Account takeover represents more than half of all fraud cases for its customers in India, revealed a report by BioCatch, a digital fraud detection firm powered by behavioural biometric intelligence. “Accounting for 55 per cent of all fraud in India, third-party account takeover fraud still represents a bigger slice of the fraud pie than the social engineering scams BioCatch sees exploding elsewhere on the planet,” it said.
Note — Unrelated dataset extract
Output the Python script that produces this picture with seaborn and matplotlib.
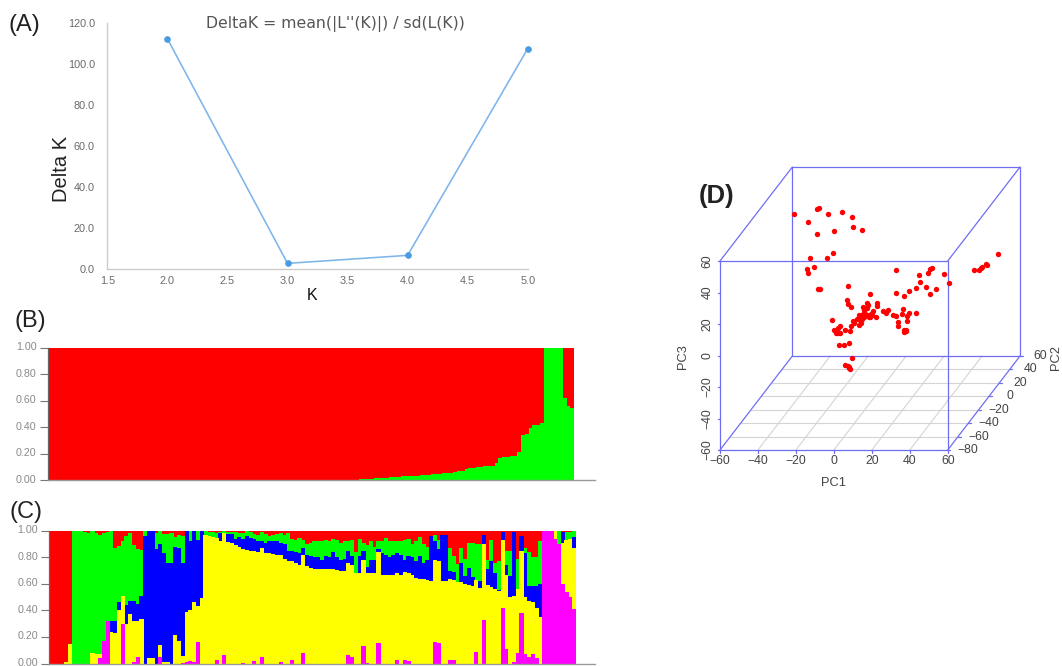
import numpy as np
import pandas as pd
import seaborn as sns
import matplotlib
matplotlib.use("Agg")
import matplotlib.pyplot as plt
from matplotlib.transforms import ScaledTranslation

# ---------- Panel A ----------
k_values = [2.0, 3.0, 4.0, 5.0]
delta_k = [112.4, 2.9, 6.8, 107.6]
a_xticks = [1.5, 2.0, 2.5, 3.0, 3.5, 4.0, 4.5, 5.0]
a_yticks = [0, 20, 40, 60, 80, 100, 120]

# ---------- Panel B: green share per individual ----------
b_green = [0.0] * 74 + [
    .003, .003, .003, .003, .003, .003, .004, .004,
    .006, .007, .008, .009, .012, .015, .017, .018, .020, .023,
    .026, .027, .029, .030, .032, .034, .036, .039, .041, .043,
    .045, .046, .050, .054, .056, .058, .062, .067, .072, .085,
    .090, .095, .100, .102, .105, .108, .110, .130, .165, .175,
    .178, .180, .182, .210, .345, .350, .395, .415, .420, .435,
    1.0, 1.0, 1.0, 1.0, 1.0, .62, .56, .545]

# ---------- Panel C: cumulative tops of each cluster per individual ----------
c_magenta = [
    0, 0, 0, 0, 0, 0, 0, 0, 0, 0,
    0, 0, 0, .04, .17, .32, 0, 0, 0, .30,
    0, 0, .01, .05, 0, 0, 0, 0, 0, .05,
    0, 0, 0, 0, 0, .005, .015, .02, .015, .165,
    0, 0, 0, 0, .03, 0, .065, 0, 0, 0,
    0, .005, 0, 0, .02, 0, .05, 0, 0, 0,
    0, .01, 0, 0, .025, 0, 0, .08, 0, 0,
    0, 0, 0, 0, 0, 0, 0, 0, 0, .065,
    .05, 0, 0, .13, .005, 0, 0, .155, 0, 0,
    0, 0, .03, 0, .025, .02, 0, 0, 0, 0,
    0, 0, .16, .155, 0, 0, .03, .025, 0, 0,
    0, 0, 0, .085, 0, .325, 0, 0, 0, 0,
    .42, .11, 0, .015, .08, .38, .07, .05, .07, .04,
    0, 1, 1, 1, .94, .90, .60, .54, .50, .41]
c_yellow = [
    0, 0, 0, 0, .01, .15, 0, 0, 0, 0,
    0, .08, .07, .07, .17, .32, .235, .23, .40, .51,
    .30, .37, .32, .32, .335, 0, .045, .04, 0, .14,
    .01, .01, 0, .215, .17, .06, .39, .40, .465, .43,
    .495, .97, .96, .955, .945, .925, .985, .915, .905, .89,
    .875, .865, .855, .85, .85, .84, .87, .835, .83, .825,
    .82, .815, .79, .775, .77, .76, .745, .82, .735, .72,
    .715, .715, .71, .71, .71, .71, .705, .70, .70, .755,
    .745, .68, .68, .78, .68, .68, .68, .84, .67, .665,
    .665, .665, .68, .665, .69, .68, .67, .645, .64, .635,
    .63, .625, .78, .77, .62, .62, .64, .63, .61, .61,
    .60, .59, .58, .63, .565, .90, .59, .575, .56, .545,
    .93, .67, .50, .51, .56, .85, .50, .47, .46, .42,
    .35, 1, 1, 1, 1, .90, .905, .93, .94, .87]
c_blue = [
    0, 0, 0, 0, .01, .15, 0, 0, 0, 0,
    0, .08, .07, .07, .17, .32, .32, .32, .46, .51,
    .44, .47, .47, .45, .505, .96, 1, 1, .86, .90,
    .83, .76, .755, .88, .87, .755, 1, .92, 1, .93,
    1, .97, .96, .955, .945, .985, .985, .975, .975, .94,
    .95, .94, .96, .945, .935, .92, .92, .905, .92, .925,
    .92, .91, .90, .85, .85, .84, .83, .87, .82, .81,
    .80, .80, .78, .81, .80, .84, .80, .78, .79, .845,
    .81, .68, .81, .85, .73, .78, .78, .86, .83, .82,
    .80, .82, .83, .82, .78, .81, .80, .77, .81, .76,
    .78, .96, .92, .86, .97, .97, .70, .69, .61, .755,
    .66, .72, .65, .63, .62, .965, .71, .77, .68, .55,
    .99, .74, .66, .99, .56, .96, .83, .58, .58, .58,
    .60, 1, 1, 1, 1, .90, .99, .93, .94, .95]
c_green = [
    0, 0, 0, 0, .01, .15, .995, .995, .995, .99,
    .985, .995, .985, .965, .985, .99, .995, .87, .885, .92,
    .96, .985, .895, .86, .855, .995, 1, 1, .985, 1,
    .975, .975, .98, .955, .97, .96, 1, 1, 1, 1,
    1, .995, .99, .99, .985, .99, .995, .99, .99, .99,
    .985, .98, .995, .99, .975, .97, .99, .975, .96, .965,
    .975, .98, .97, .98, .94, .93, .945, .93, .90, .91,
    .925, .92, .925, .93, .92, .94, .93, .91, .925, .925,
    .93, .84, .94, .91, .89, .92, .88, .92, .92, .945,
    .92, .92, .92, .925, .93, .94, .90, .92, .95, .90,
    .875, .96, .97, .93, .97, .97, .87, .81, .75, .87,
    .79, .905, .91, .90, .90, .965, .78, .93, .76, .77,
    .99, .85, .85, .99, .79, .96, .87, .84, .80, .80,
    .92, 1, 1, 1, 1, 1, .99, .99, .99, 1]
bar_yticks = [0.0, 0.2, 0.4, 0.6, 0.8, 1.0]

# ---------- Panel D: PCA scores ----------
pc1 = [-49.4, -37.4, -36.6, -31.5, -24.3, -19.2, -42.0, -18.6, -13.5, -28.6, -37.6, -29.3, -32.2, -41.3, -38.8, -42.9, -42.3, -37.1, -36.0,
       13.5, -11.4, -0.2, -11.9, -11.8, -10.2, 13.7, 17.9, 20.6, 24.4, 26.4, 25.8, 29.3, 31.6, 34.6, 30.7, 31.6, 32.5, 38.8, 41.5,
       -19.8, -15.8, -16.7, -19.0, -18.1, -17.0, -15.8, -13.2, -10.5, -9.8, -9.0, -8.3, -6.0, -5.4, -4.6, -5.6, -3.9, -3.0, -3.5, -1.8, -0.9,
       -3.0, -1.8, -0.5, 1.1, 1.8, 0.5, 3.0, 3.5, 3.9, 6.7, 8.3, 9.3, 12.3, 13.5, 17.0, 17.4, 14.6, 14.9, 19.5, 20.4, 24.1, 19.7, 18.1, 18.8, 18.1, 19.0,
       -4.4, -2.6, 0.0, -1.8, -4.9, -7.0,
       -6.8, -4.0, -1.6, 0.2, -3.8, -2.1, -1.6, -1.0, -1.7,
       40.3, 43.1, 44.0, 44.6, 46.7, 47.2, 53.3]
pc2 = [25.0] * 19 + [-10.0] * 73 + [-45.0] * 9 + [42.5] * 7
pc3 = [44.9, 48.1, 48.9, 45.3, 46.6, 43.4, 39.8, 36.9, 34.7, 34.3, 32.2, 20.4, 17.4, 17.0, 11.7, 10.2, 7.9, -2.3, -2.3,
       24.2, 14.5, 9.4, 5.2, 3.1, 1.2, 9.6, 8.0, 10.9, 12.8, 16.8, 21.1, 13.5, 9.2, 12.4, 22.6, 25.3, 25.7, 21.7, 16.4,
       -7.5, -10.9, -12.2, -13.8, -15.3, -15.8, -15.8, -13.6, -14.3, -10.9, -8.1, -9.2, -10.5, -7.3, -5.2, -4.1, -3.5, -0.9, 1.2, 3.7, 2.2,
       -5.2, -4.1, -5.6, -4.3, -1.4, -3.5, -5.6, 3.3, 1.6, -1.6, -3.1, -0.9, -4.1, -4.7, -3.7, -0.5, -8.3, -11.3, -8.1, -3.1, -2.6, -4.5, -13.6, -13.6, -14.7, -14.5,
       -6.9, -3.5, -5.2, 0.1, -9.0, -6.9,
       -8.5, -8.3, -6.8, -16.5, -21.0, -21.4, -23.1, -23.7, -22.0,
       1.8, 1.8, 3.3, 4.2, 6.1, 5.0, 12.2]
pc1_ticks = [-60, -40, -20, 0, 20, 40, 60]
pc2_ticks = [-80, -60, -40, -20, 0, 20, 40, 60]
pc3_ticks = [-60, -40, -20, 0, 20, 40, 60]

# ---------- Figure ----------
W, H = 1062, 666
sns.set_theme(style="white")
plt.rcParams['font.family'] = ['Liberation Sans', 'DejaVu Sans']
fig = plt.figure(figsize=(W / 100, H / 100), dpi=100)


def axes_px(left, top, right, bottom):
    return fig.add_axes([left / W, 1 - bottom / H, (right - left) / W, (bottom - top) / H])


# Panel A
ax = axes_px(107.4, 23.3, 527.7, 269.3)
sns.lineplot(x=k_values, y=delta_k, ax=ax, color="#7db5ea", linewidth=1.15, marker="o",
             markersize=4, markerfacecolor="#4a9be2", markeredgecolor="#4a9be2", errorbar=None)
ax.set_xlim(1.5, 5.0)
ax.set_ylim(0, 120)
ax.set_xticks(a_xticks, [f"{v:.1f}" for v in a_xticks])
ax.set_yticks(a_yticks, [f"{v:.1f}" for v in a_yticks])
ax.tick_params(axis='both', length=0, labelsize=7.8, labelcolor="#6a6a6a")
ax.tick_params(axis='x', pad=5)
ax.tick_params(axis='y', pad=9)
for s in ['top', 'right']:
    ax.spines[s].set_visible(False)
for s in ['left', 'bottom']:
    ax.spines[s].set_color("#cccccc")
    ax.spines[s].set_linewidth(1)
ax.patch.set_alpha(0)
for sp in ax.lines:
    sp.set_clip_on(False)
fig.text(335.5 / W, 1 - 24 / H, "DeltaK = mean(|L''(K)|) / sd(L(K))", ha='center', va='center',
         fontsize=11.3, color="#555555", family='DejaVu Sans')
fig.text(61.5 / W, 1 - 169 / H, "Delta K", rotation=90, ha='center', va='center', fontsize=14.5, color="#222222")
fig.text(311.7 / W, 1 - 295.5 / H, "K", ha='center', va='center', fontsize=11.5, color="#111111")
fig.text(9 / W, 1 - 25 / H, "(A)", ha='left', va='center', fontsize=17, color="#222222")
fig.text(14 / W, 1 - 321 / H, "(B)", ha='left', va='center', fontsize=17, color="#222222")
fig.text(9.5 / W, 1 - 512 / H, "(C)", ha='left', va='center', fontsize=17, color="#222222")
fig.text(699 / W, 1 - 196.5 / H, "(D)", ha='left', va='center', fontsize=18.5, fontweight='bold', color="#222222")

BAR_WIDTH = 1.12  # slight overlap so neighbouring bars leave no seams


def style_bar_axes(a, left_px, pitch):
    for patch in a.patches:
        patch.set_antialiased(False)
    a.set_ylim(0, 1)
    a.set_xlim(-0.5, (595 - left_px) / pitch - 0.5)
    a.set_xticks([])
    a.set_xlabel("")
    a.set_ylabel("")
    a.set_yticks(bar_yticks, [f"{v:.2f}" for v in bar_yticks])
    a.tick_params(axis='y', length=6, width=0.8, color="#777777", labelsize=7.7,
                  labelcolor="#8a8a8a", pad=2, left=True)
    shift = ScaledTranslation(0, 1.5 / 100, fig.dpi_scale_trans)
    for lab in a.get_yticklabels():
        lab.set_transform(lab.get_transform() + shift)
    a.spines['top'].set_visible(False)
    a.spines['right'].set_visible(False)
    a.spines['left'].set_color("#666666")
    a.spines['bottom'].set_color("#999999")
    a.spines['left'].set_linewidth(0.9)
    a.spines['bottom'].set_linewidth(1.0)


# Panel B
ax = axes_px(47.5, 347.7, 595, 480.3)
idx = np.arange(len(b_green))
sns.barplot(x=idx, y=np.ones(len(b_green)), color="#ff0000", width=BAR_WIDTH, saturation=1, linewidth=0, ax=ax)
sns.barplot(x=idx, y=b_green, color="#00ff00", width=BAR_WIDTH, saturation=1, linewidth=0, ax=ax)
style_bar_axes(ax, 47.5, 3.76)

# Panel C
ax = axes_px(49.3, 530.7, 595, 663.5)
idx = np.arange(len(c_green))
layers = [(np.ones(len(c_green)), "#ff0000"), (c_green, "#00ff00"), (c_blue, "#0000ff"),
          (c_yellow, "#ffff00"), (c_magenta, "#ff00ff")]
for vals, col in layers:
    sns.barplot(x=idx, y=vals, color=col, width=BAR_WIDTH, saturation=1, linewidth=0, ax=ax)
style_bar_axes(ax, 49.3, 3.762)

# Panel D: oblique projection into a figure-wide pixel axes
axd = fig.add_axes([0, 0, 1, 1], zorder=5)
axd.set_xlim(0, W)
axd.set_ylim(H, 0)
axd.axis('off')
axd.patch.set_alpha(0)


def proj(x, y, z):
    x, y, z = np.asarray(x, float), np.asarray(y, float), np.asarray(z, float)
    return (720 + (x + 60) * 1.8975 + (y + 80) * 0.5167,
            450 - (z + 60) * 1.575 - (y + 80) * 0.6714)


def seg(p, q, **kw):
    sx, sy = proj([p[0], q[0]], [p[1], q[1]], [p[2], q[2]])
    axd.plot(sx, sy, **kw)


grid_kw = dict(color="#d4d4d4", lw=0.8, zorder=1)
for v in pc1_ticks[1:-1]:
    seg((v, -80, -60), (v, 60, -60), **grid_kw)
for v in pc2_ticks[1:-1]:
    seg((-60, v, -60), (60, v, -60), **grid_kw)

box_kw = dict(color="#6e6ef5", lw=0.9, zorder=2)
X0, X1, Y0, Y1, Z0, Z1 = -60, 60, -80, 60, -60, 60
for p, q in [((X0, Y0, Z0), (X1, Y0, Z0)), ((X1, Y0, Z0), (X1, Y0, Z1)), ((X1, Y0, Z1), (X0, Y0, Z1)),
             ((X0, Y0, Z1), (X0, Y0, Z0)), ((X0, Y1, Z0), (X1, Y1, Z0)), ((X1, Y1, Z0), (X1, Y1, Z1)),
             ((X1, Y1, Z1), (X0, Y1, Z1)), ((X0, Y1, Z1), (X0, Y1, Z0)), ((X0, Y0, Z0), (X0, Y1, Z0)),
             ((X1, Y0, Z0), (X1, Y1, Z0)), ((X1, Y0, Z1), (X1, Y1, Z1)), ((X0, Y0, Z1), (X0, Y1, Z1))]:
    seg(p, q, **box_kw)

txt_kw = dict(fontsize=8.8, color="#444444", ha='center', va='center')
for v in pc1_ticks:
    sx, sy = proj(v, Y0, Z0)
    axd.plot([sx, sx], [sy, sy + 2.5], **box_kw)
    axd.text(sx, 461, f"\u2212{abs(v)}" if v < 0 else f"{v}", **txt_kw)
for v in pc3_ticks:
    sx, sy = proj(X0, Y0, v)
    axd.plot([sx - 2.5, sx], [sy, sy], **box_kw)
    axd.text(707.5, sy, f"\u2212{abs(v)}" if v < 0 else f"{v}", rotation=90, **txt_kw)
for v in pc2_ticks:
    sx, sy = proj(X1, v, Z0)
    axd.plot([sx, sx + 2.5], [sy, sy], **box_kw)
    axd.text(sx + 20.5, sy, f"\u2212{abs(v)}" if v < 0 else f"{v}", **txt_kw)
axd.text(833, 483, "PC1", **{**txt_kw, 'fontsize': 9.3})
axd.text(683, 357, "PC3", rotation=90, **{**txt_kw, 'fontsize': 9.3})
axd.text(1056, 357, "PC2", rotation=90, **{**txt_kw, 'fontsize': 9.3})

px, py = proj(pc1, pc2, pc3)
scores = pd.DataFrame({"sx": px, "sy": py})
sns.scatterplot(data=scores, x="sx", y="sy", ax=axd, color="#ff0000", s=15, linewidth=0, zorder=4, legend=False)
axd.set_xlim(0, W)
axd.set_ylim(H, 0)
axd.axis('off')

fig.savefig("out.png", dpi=100)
The findings come on the heels of a recommendation by the Reserve Bank of India (RBI) that financial institutions abandon text-based one-time-passcodes as a method of secure authentication.
“The existing OTP-based authentication doesn’t protect customers against new-age frauds, including customer-initiated fraudulent transactions,” counter-fraud expert and former Head of Group Fraud Risk and Investigations at First Abudhabi Bank, Charanjeet S Bhatia said in response to the RBI recommendation. “With the right technology and implementations, banks can do a lot more than what they are currently doing to protect customers.”
BioCatch’s 2024 Digital Banking Fraud Trends in India report offers an in-depth look at the latest fraud risks and prevention strategies for banks in the country as they rapidly employ digital transformation strategies. The report also notes a concerning bump in mule accounts in India, in line with what BioCatch data shows as a growing global threat. At one partner bank in the country, BioCatch found nine out of every 10 mule accounts went undetected. It said that while 86 per cent of the first session of documented mule account activity came from within India, after a month that number fell to just 20 per cent and 16 per cent of those sessions used a VPN.
BioCatch customers saw more mule activity (14 per cent of the total) in Bhubaneswar than anywhere else in the country. While Lucknow and Navi Mumbai accounted for 3.4 per cent of recorded mule activity, two cities in West Bengal – Bhagabatipur and Gobindapur at 1.7 per cent and 2.6 per cent respectively, Mumbai at 2.2 per cent, Bengaluru at 1.8 per cent, and Cuttack recorded mile activity at 1.6 per cent.
“The prevalence of mule accounts potentially represents the most under-the-radar trend in the entire fraud space. The mule accounts banks succeed in identifying almost certainly represent just the tip of the iceberg. Indian financial institutions must employ more robust security measures to both detect and then shut down these sprawling mule networks,” said BioCatch Director of Global Fraud Intelligence Tom Peacock said.
The report underscored the urgency with which Indian banks must bolster their fraud defenses. “The fraud threats we see in India are a mix of both common threats seen globally and unique threats we find only in this region,” BioCatch’s APAC Vice President of Sales Richard Booth said. “All around the world, we’re seeing explosive growth in mule activity, fraud attacks, and scams that grow more sophisticated by the day. To combat this onslaught of fraud and financial crime, BioCatch continues to believe that banking and financial institutions need as much intelligence on the criminals, their tactics, and their fraud arsenals as possible. Our India report provides much-needed intel, and hopefully spurs these banks to rapidly adopt advanced defenses to stay ahead of a ceaselessly innovating group of fraudsters and criminals operating domestically and around the globe.”